Dibandingkan dengan TPST di kota lain, seperti TPST Piyungan di Yogyakarta, TPST Mulyo Agung Bersatu di Malang, dan TPST Seminyak di Bali, Bantargebang merupakan TPST yang paling luas.

Gambaran TPST Bantargebang TPST Bantargebang terletak di Kelurahan Ciketingudik, Kelurahan Cikiwul, dan Kelurahan Sumur Batu, Kecamatan Bantargebang Kota Bekasi. Untuk memasuki kawasan tersebut, biasanya seluruh mobil pengangkut sampah harus berhenti di depan pintu masuk untuk melakukan penimbangan volume sampah. 

Berdasarkan dokumen yang didapat dari Roy Sihombing (2020), TPST Bantargebang memiliki 5 zona pembuangan sampah yang terdiri dari: 

Zona I memiliki luas 18,3 hektar Zona II 17,7 hektar Zona III 25,41 hektar Zona IV 11 hektar Zona V 9,5 hektar.

Sempat disorot Leonardo DiCaprio Pada 2019 lalu, kondisi TPST Bantargebang sempat menjadi sorotan publik usai aktor Holywood Leonardo DiCaprio mengunggah foto kondisi TPST yang sudah dianggap mengkhawatirkan. 

“Beberapa pria, dari Desa Cikiwul, menangkap ikan di perairan berlumpur yang sangat tercemar yang merembes dari zona pembuangan terbesar Bantar Gebang. 

TPA Banter Gebang menerima limbah sekitar 15 juta orang yang tinggal di Jakarta. 

Pemulung membutuhkan sampah untuk mencari nafkah dan masyarakat Indonesia membutuhkan pemulung untuk mendaur ulang semua bahan yang mungkin akan dibuang begitu saja,” tulis Leo dalam akun Instagramnya, @leonardodicaprio.
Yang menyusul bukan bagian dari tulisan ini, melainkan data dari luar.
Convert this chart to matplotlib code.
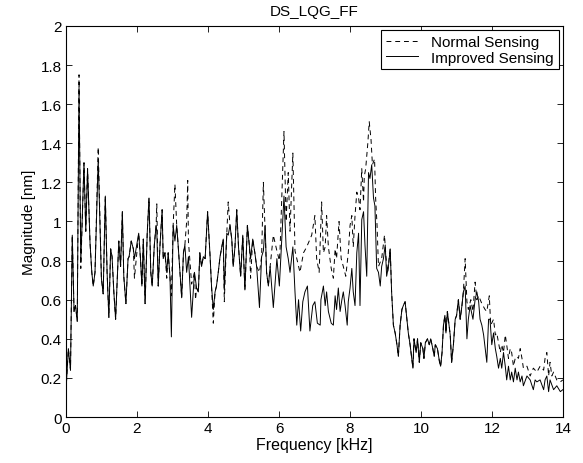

Leo juga menyebut bahwa Indonesia merupakan negara pencemar plastik terbesar setelah China. 

“Indonesia, berada di peringkat pencemar plastik terbesar kedua di dunia setelah China, dengan laporan menunjukkan bahwa negara itu menghasilkan 187,2 juta ton sampah plastik setiap tahun yang lebih dari 1 juta ton bocor ke laut,” sambungnya.

Bantargebang tanggung jawab siapa? Penjabat (Pj) Gubernur DKI Jakarta, Heru Budi Hartono menyatakan bahwa permasalahan sampah di Bantergebang bukan hanya menjadi tanggung jawab Pemprov DKI Jakarta saja. 

Heru mengatakan bahwa penanganan sampah di Bantargebang juga menjadi tanggung jawab pemerintah daerah di seluruh Indonesia. “Dan tidak hanya Jakarta aja kan, seluruh Indonesia juga harus memperhatikan masalah sampah,” ujarnya, dilansir dari Kompas.com (2/1/2023).